Compaq narrowly edged out Sun Microsystems and IBM, each with 21 percent of the market, and Hewlett-Packard, with 19 percent, according to figures released this week from IDC.

"We have four companies competing very aggressively in this market, and it's a very, very tight race," said IDC analyst Chris Willard. "In 2001, Compaq nosed out the competition. However, it came right down to the wire."

The high-performance computing market spans computers a notch more powerful than workstations all the way up to multimillion-dollar supercomputers. While it's not the biggest slice of the computing market, it's important because the cutting-edge machines are an indication of the future technological strength of more mainstream designs.

Compaq also led in 2000, but the margin was slim then, too. "The differences between the top four players are minimal," separated merely by the revenue a company could earn in a good month of sales, Willard said.

The total worldwide market dropped 16 percent from $6.1 billion in 2000 to $5.1 billion in 2001, Willard said. However, IDC expects midsingle-digit percentage growth in 2002.
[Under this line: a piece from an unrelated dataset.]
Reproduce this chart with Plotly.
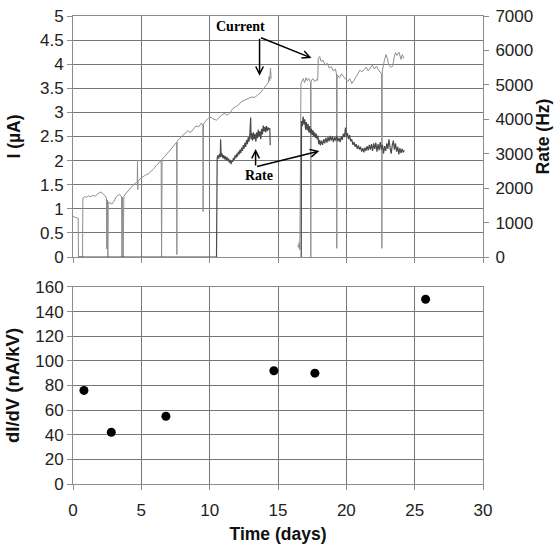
import plotly.graph_objects as go

# ---------------- data ----------------
# Current (µA) vs time (days); None marks a gap in the record
current_t = [0.0, 0.15, 0.3, 0.38, 0.40, 0.70, 0.72, 0.85, 1.0, 1.15, 1.3, 1.45, 1.6, 1.75, 1.9, 2.05,
             2.2, 2.35, 2.45, 2.46, 2.49, 2.52, 2.55, 2.58, 2.7, 2.85, 3.0, 3.2, 3.4, 3.55, 3.58, 3.62,
             3.67, 3.72, 3.9, 4.1, 4.3, 4.5, 4.7, 4.72, 4.74, 4.76, 4.9, 5.1, 5.3, 5.5, 5.7, 5.9, 6.1,
             6.3, 6.45, 6.48, 6.52, 6.7, 6.9, 7.1, 7.3, 7.5, 7.58, 7.6, 7.62, 7.8, 8.0, 8.2, 8.4, 8.6,
             8.8, 9.0, 9.2, 9.4, 9.5, 9.52, 9.55, 9.7, 9.9, 10.1, 10.3, 10.5, 10.7, 10.9, 11.1, 11.3,
             11.5, 11.7, 11.9, 12.1, 12.3, 12.5, 12.7, 12.9, 13.1, 13.3, 13.5, 13.7, 13.9, 14.1, 14.25,
             14.3, 14.35, 14.4, 14.45, 14.5,
             None,
             16.45, 16.5, 16.55, 16.6, 16.68, 16.75, 16.85, 16.95, 17.05, 17.15, 17.25, 17.35, 17.38,
             17.4, 17.42, 17.55, 17.7, 17.8, 17.9, 17.95, 18.05, 18.15, 18.3, 18.45, 18.6, 18.75, 18.9,
             19.05, 19.2, 19.28, 19.3, 19.33, 19.5, 19.65, 19.8, 19.95, 20.1, 20.25, 20.4, 20.55, 20.7,
             20.85, 21.0, 21.15, 21.3, 21.45, 21.6, 21.75, 21.9, 22.05, 22.2, 22.35, 22.5, 22.58, 22.6,
             22.63, 22.8, 22.9, 23.0, 23.1, 23.25, 23.4, 23.5, 23.6, 23.7, 23.85, 24.0, 24.1, 24.2]
current_ua = [0.84, 0.83, 0.82, 0.80, 0.0, 0.0, 1.22, 1.25, 1.24, 1.27, 1.25, 1.28, 1.26, 1.30, 1.33, 1.35,
              1.31, 1.27, 1.22, 0.17, 0.20, 1.18, 0.0, 1.14, 1.12, 1.10, 1.16, 1.26, 1.30, 1.25, 0.0, 1.24,
              0.0, 1.26, 1.33, 1.40, 1.47, 1.52, 1.55, 2.0, 1.4, 1.57, 1.62, 1.66, 1.70, 1.72, 1.77, 1.83, 1.90,
              1.97, 2.0, 0.0, 2.03, 2.08, 2.15, 2.22, 2.30, 2.36, 2.38, 0.05, 2.40, 2.46, 2.52, 2.58, 2.62, 2.58,
              2.65, 2.72, 2.70, 2.78, 2.72, 0.94, 2.76, 2.82, 2.88, 2.90, 2.86, 2.84, 2.90, 2.95, 2.98, 2.94,
              3.0, 3.08, 3.12, 3.15, 3.22, 3.25, 3.27, 3.30, 3.32, 3.31, 3.36, 3.40, 3.48, 3.55, 3.58,
              3.62, 3.75, 3.66, 3.92, 3.70,
              None,
              0.25, 0.20, 0.30, 0.15, 3.60, 3.66, 3.70, 3.62, 3.72, 3.66, 3.70, 3.64, 3.62,
              0.0, 3.65, 3.70, 3.64, 3.68, 3.66, 4.12, 4.16, 4.06, 4.08, 3.98, 4.02, 3.92, 3.95,
              3.86, 3.90, 3.80, 0.18, 3.78, 3.72, 3.80, 3.74, 3.68, 3.64, 3.70, 3.60, 3.66, 3.74,
              3.82, 3.88, 3.84, 3.88, 3.94, 3.86, 3.92, 3.98, 3.90, 3.96, 3.88, 3.84, 3.80, 0.18,
              3.86, 4.10, 4.20, 4.12, 3.98, 3.94, 3.96, 4.15, 4.24, 4.18, 4.25, 4.10, 4.20, 4.12]

# Count rate (Hz) vs time (days)
rate_t = [0.4, 10.5,
          10.55, 10.6, 10.66, 10.72, 10.78, 10.8, 10.84, 10.9, 10.96, 11.02,
          11.08, 11.14, 11.2, 11.26, 11.32, 11.38, 11.44, 11.5, 11.56, 11.62,
          11.68, 11.74, 11.8, 11.86, 11.92, 11.98, 12.04, 12.1, 12.16, 12.22,
          12.28, 12.34, 12.4, 12.46, 12.52, 12.58, 12.64, 12.7, 12.76, 12.82,
          12.88, 12.94, 13.0, 13.03, 13.08, 13.14, 13.2, 13.26, 13.32, 13.38,
          13.44, 13.5, 13.56, 13.62, 13.68, 13.74, 13.8, 13.86, 13.92, 13.98,
          14.04, 14.1, 14.16, 14.22, 14.28, 14.34, 14.4, 14.43,
          None,
          16.7, 16.72,
          16.78, 16.84, 16.9, 16.96, 17.02, 17.08, 17.14, 17.2, 17.26, 17.32,
          17.38, 17.44, 17.5, 17.56, 17.62, 17.68, 17.74, 17.8, 17.86, 17.92,
          17.98, 18.04, 18.1, 18.18, 18.26, 18.34, 18.42, 18.5, 18.58, 18.66,
          18.74, 18.82, 18.9, 18.98, 19.06, 19.14, 19.22, 19.3, 19.38, 19.46,
          19.54, 19.62, 19.7, 19.78, 19.86, 19.94, 20.0, 20.08, 20.16, 20.24,
          20.32, 20.4, 20.48, 20.56, 20.64, 20.72, 20.8, 20.88, 20.96, 21.04,
          21.12, 21.2, 21.28, 21.36, 21.44, 21.52, 21.6, 21.68, 21.76, 21.84,
          21.92, 22.0, 22.08, 22.16, 22.24, 22.32, 22.4, 22.48, 22.56, 22.64,
          22.72, 22.8, 22.88, 22.96, 23.04, 23.12, 23.2, 23.28, 23.36, 23.44,
          23.52, 23.6, 23.68, 23.76, 23.84, 23.92, 24.0, 24.08, 24.16, 24.24]
rate_hz = [0, 0,
           2880, 2950, 2860, 3000, 2900, 3420, 2920, 3010, 2870, 2960,
           2840, 2930, 2820, 2900, 2790, 2860, 2740, 2820, 2700, 2790,
           2760, 2880, 2820, 2950, 2870, 3000, 2920, 3060, 2980, 3120,
           3020, 3180, 3080, 3250, 3150, 3320, 3200, 3400, 3280, 3480,
           3350, 3560, 4050, 3420, 3600, 3380, 3620, 3420, 3580, 3350,
           3620, 3450, 3700, 3500, 3650, 3420, 3720, 3560, 3820, 3650,
           3780, 3620, 3800, 3660, 3760, 3700, 3740, 3250,
           None,
           0, 3950,
           3800, 4080, 3850, 4000, 3700, 3920, 3680, 3860, 3620, 3800,
           3580, 3720, 3540, 3680, 3500, 3620, 3460, 3580, 3420, 3520,
           3280, 3400, 3240, 3380, 3260, 3420, 3300, 3460, 3320, 3480,
           3360, 3520, 3380, 3500, 3340, 3480, 3380, 3520, 3360, 3460,
           3340, 3500, 3400, 3580, 3480, 3760, 3500, 3600, 3420, 3540,
           3360, 3420, 3260, 3340, 3200, 3280, 3140, 3240, 3120, 3200,
           3060, 3160, 3040, 3180, 3080, 3220, 3100, 3260, 3120, 3280,
           3080, 3300, 3140, 3320, 3060, 3280, 3100, 3340, 3120, 3260,
           3000, 3220, 3080, 3300, 3140, 3420, 3180, 3000, 3240, 3380,
           3120, 3300, 3060, 3200, 2980, 3160, 3020, 3140, 3040, 3100]

# dI/dV measurements
didv_t = [0.8, 2.8, 6.8, 14.7, 17.7, 25.8]
didv_val = [76, 42, 55, 92, 90, 150]

x_ticks = [0, 5, 10, 15, 20, 25, 30]
i_ticks = [0, 0.5, 1, 1.5, 2, 2.5, 3, 3.5, 4, 4.5, 5]
rate_ticks = [0, 1000, 2000, 3000, 4000, 5000, 6000, 7000]
didv_ticks = [0, 20, 40, 60, 80, 100, 120, 140, 160]

# ---------------- figure ----------------
FONT = "Liberation Sans, Arial, sans-serif"
SERIF = "Liberation Serif, Times New Roman, serif"
GRID = "#777777"
LINE = "#8c8c8c"
TICKFONT = dict(family=FONT, size=17, color="#222222")
TITLEFONT = dict(family=FONT, size=17.5, color="#111111")

fig = go.Figure()
fig.add_trace(go.Scatter(x=current_t, y=current_ua, mode="lines", xaxis="x", yaxis="y",
                         line=dict(color="#8e8e8e", width=1), connectgaps=False, name="Current"))
fig.add_trace(go.Scatter(x=rate_t, y=rate_hz, mode="lines", xaxis="x", yaxis="y2",
                         line=dict(color="#4a4a4a", width=1.2), connectgaps=False, name="Rate"))
fig.add_trace(go.Scatter(x=didv_t, y=didv_val, mode="markers", xaxis="x2", yaxis="y3",
                         marker=dict(color="black", size=9), name="dI/dV"))

axis_common = dict(showgrid=True, gridcolor=GRID, gridwidth=1, showline=True, linecolor=LINE,
                   linewidth=1, ticks="outside", ticklen=5, tickcolor=LINE, tickfont=TICKFONT,
                   zeroline=False, automargin=False)

fig.update_layout(
    width=558, height=544,
    margin=dict(l=73, r=75, t=16, b=60),
    paper_bgcolor="white", plot_bgcolor="white",
    showlegend=False,
    font=dict(family=FONT),
    xaxis=dict(domain=[0, 1], range=[0, 30], anchor="y", tickvals=x_ticks, showticklabels=False,
               mirror=True, **axis_common),
    yaxis=dict(domain=[0.485, 1], range=[0, 5], tickvals=i_ticks, ticktext=[f"{v:g}" for v in i_ticks],
               title=dict(text="<b>I (µA)</b>", font=TITLEFONT, standoff=14), **axis_common),
    yaxis2=dict(overlaying="y", side="right", range=[0, 7000], tickvals=rate_ticks,
                showgrid=False, showline=True, linecolor=LINE, ticks="outside", ticklen=5,
                tickcolor=LINE, tickfont=TICKFONT, zeroline=False, ticklabelstandoff=3,
                automargin=False,
                title=dict(text="<b>Rate (Hz)</b>", font=TITLEFONT, standoff=4)),
    xaxis2=dict(domain=[0, 1], range=[0, 30], anchor="y3", tickvals=x_ticks, mirror=True,
                ticklabelstandoff=6,
                title=dict(text="<b>Time (days)</b>", font=TITLEFONT, standoff=10), **axis_common),
    yaxis3=dict(domain=[0, 0.421], range=[0, 160], tickvals=didv_ticks, mirror=True,
                title=dict(text="<b>dI/dV (nA/kV)</b>", font=dict(family=FONT, size=18.5, color="#111111"),
                           standoff=10), **axis_common),
)

# annotation labels with arrows (data coordinates of the top panel)
fig.add_annotation(x=12.26, y=4.79, xref="x", yref="y", text="<b>Current</b>", showarrow=False,
                   font=dict(family=SERIF, size=14, color="black"))
fig.add_annotation(x=13.58, y=1.70, xref="x", yref="y", text="<b>Rate</b>", showarrow=False,
                   font=dict(family=SERIF, size=14, color="black"))
arrows = [((13.65, 4.56), (13.65, 3.76)),
          ((13.65, 4.56), (17.45, 4.13)),
          ((13.36, 1.87), (13.36, 2.24)),
          ((13.36, 1.87), (18.03, 2.20))]
for (tx, ty), (hx, hy) in arrows:
    fig.add_annotation(x=hx, y=hy, ax=tx, ay=ty, xref="x", yref="y", axref="x", ayref="y",
                       text="", showarrow=True, arrowhead=5, arrowsize=1, arrowwidth=1.5,
                       arrowcolor="black", standoff=0, startstandoff=0)

fig.write_html("out.html")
"We are predicting a return to positive growth this year," he said, based in part on strong sales in the fourth quarter.

Indeed, those fourth-quarter sales were what allowed Compaq to unseat Sun, which was top-ranked for the first nine months of 2001.
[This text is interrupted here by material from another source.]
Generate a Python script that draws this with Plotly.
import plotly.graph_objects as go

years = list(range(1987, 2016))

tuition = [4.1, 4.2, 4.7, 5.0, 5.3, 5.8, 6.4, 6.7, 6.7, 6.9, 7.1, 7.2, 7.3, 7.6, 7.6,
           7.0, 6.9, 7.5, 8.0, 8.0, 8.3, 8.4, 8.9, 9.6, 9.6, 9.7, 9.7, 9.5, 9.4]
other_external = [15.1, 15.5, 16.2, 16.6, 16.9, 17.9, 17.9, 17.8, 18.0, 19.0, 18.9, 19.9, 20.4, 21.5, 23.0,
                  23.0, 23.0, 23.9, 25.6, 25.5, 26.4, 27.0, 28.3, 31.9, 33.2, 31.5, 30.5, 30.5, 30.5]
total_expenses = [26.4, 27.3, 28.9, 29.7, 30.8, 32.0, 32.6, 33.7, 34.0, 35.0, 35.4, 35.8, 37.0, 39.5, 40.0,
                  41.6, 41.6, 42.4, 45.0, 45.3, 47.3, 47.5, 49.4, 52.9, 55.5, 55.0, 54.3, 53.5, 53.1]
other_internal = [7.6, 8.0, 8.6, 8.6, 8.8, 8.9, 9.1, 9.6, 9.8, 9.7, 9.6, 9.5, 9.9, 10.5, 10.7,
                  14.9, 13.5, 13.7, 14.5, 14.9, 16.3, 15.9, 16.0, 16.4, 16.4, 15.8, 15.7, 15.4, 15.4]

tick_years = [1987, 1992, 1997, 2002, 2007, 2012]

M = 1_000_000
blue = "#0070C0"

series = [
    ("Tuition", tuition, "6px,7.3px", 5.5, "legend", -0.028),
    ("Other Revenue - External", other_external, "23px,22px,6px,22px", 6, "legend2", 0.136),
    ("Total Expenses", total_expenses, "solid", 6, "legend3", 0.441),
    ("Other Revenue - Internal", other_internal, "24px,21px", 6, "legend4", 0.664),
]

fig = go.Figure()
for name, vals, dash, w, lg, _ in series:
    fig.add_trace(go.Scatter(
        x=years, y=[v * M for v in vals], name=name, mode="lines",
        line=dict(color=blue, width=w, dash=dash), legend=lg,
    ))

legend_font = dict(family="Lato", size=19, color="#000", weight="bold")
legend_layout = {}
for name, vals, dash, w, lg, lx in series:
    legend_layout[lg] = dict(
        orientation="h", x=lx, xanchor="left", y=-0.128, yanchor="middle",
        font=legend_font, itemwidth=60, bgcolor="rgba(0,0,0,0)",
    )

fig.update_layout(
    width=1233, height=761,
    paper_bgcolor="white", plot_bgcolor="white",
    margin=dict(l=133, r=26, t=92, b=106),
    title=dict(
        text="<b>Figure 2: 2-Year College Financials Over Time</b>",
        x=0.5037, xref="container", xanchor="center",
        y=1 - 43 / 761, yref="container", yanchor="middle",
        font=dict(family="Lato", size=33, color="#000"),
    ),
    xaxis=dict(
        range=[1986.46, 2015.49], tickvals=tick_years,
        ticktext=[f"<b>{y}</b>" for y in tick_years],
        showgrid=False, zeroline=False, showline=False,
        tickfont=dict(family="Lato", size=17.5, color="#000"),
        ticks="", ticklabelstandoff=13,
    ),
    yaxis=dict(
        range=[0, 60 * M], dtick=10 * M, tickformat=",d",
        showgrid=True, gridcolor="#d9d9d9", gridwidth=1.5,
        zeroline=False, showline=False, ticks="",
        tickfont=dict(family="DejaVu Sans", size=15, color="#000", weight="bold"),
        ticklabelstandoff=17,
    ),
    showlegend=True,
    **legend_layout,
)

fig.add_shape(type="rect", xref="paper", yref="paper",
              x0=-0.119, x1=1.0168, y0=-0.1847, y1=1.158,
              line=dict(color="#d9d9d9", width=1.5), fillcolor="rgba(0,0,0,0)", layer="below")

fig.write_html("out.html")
Compaq was helped through the recession by government buyers, traditionally the largest segment of the company's sales, said Ty Rabe, director of high-performance technical computing solutions at Compaq. "The government spending has been a stable point in the recent turbulent time," with some buying spurred by increased security concerns.

Compaq's slight edge chart The private sector now is picking up somewhat as well. "We're not seeing a huge surge, but we're recovering from the post-Sept. 11 trauma," he said.

Compaq, with its respected Alpha chip, has been strong in the high-performance market. But the company is putting an end to the Alpha line with a plan to move to Intel's Itanium chip family instead. In 2005, Itanium systems will be preferable in terms of performance, he said.

But switching to the new chip will require customers to rewrite software that Itanium can understand. The customers include organizations such as national laboratories that write their own programs as well as companies that sell their software to others.

Biosciences companies, which use supercomputers to try to decode genetic information, predict protein formation, and design new drugs, have now matched government customers in spending, Rabe said. Compaq expects that ultimately biosciences will move ahead and account for half of Compaq's high-performance computing sales.

Compaq apparently is different from the overall industry, though. IDC predicts life sciences to account for 30 percent of sales by 2005.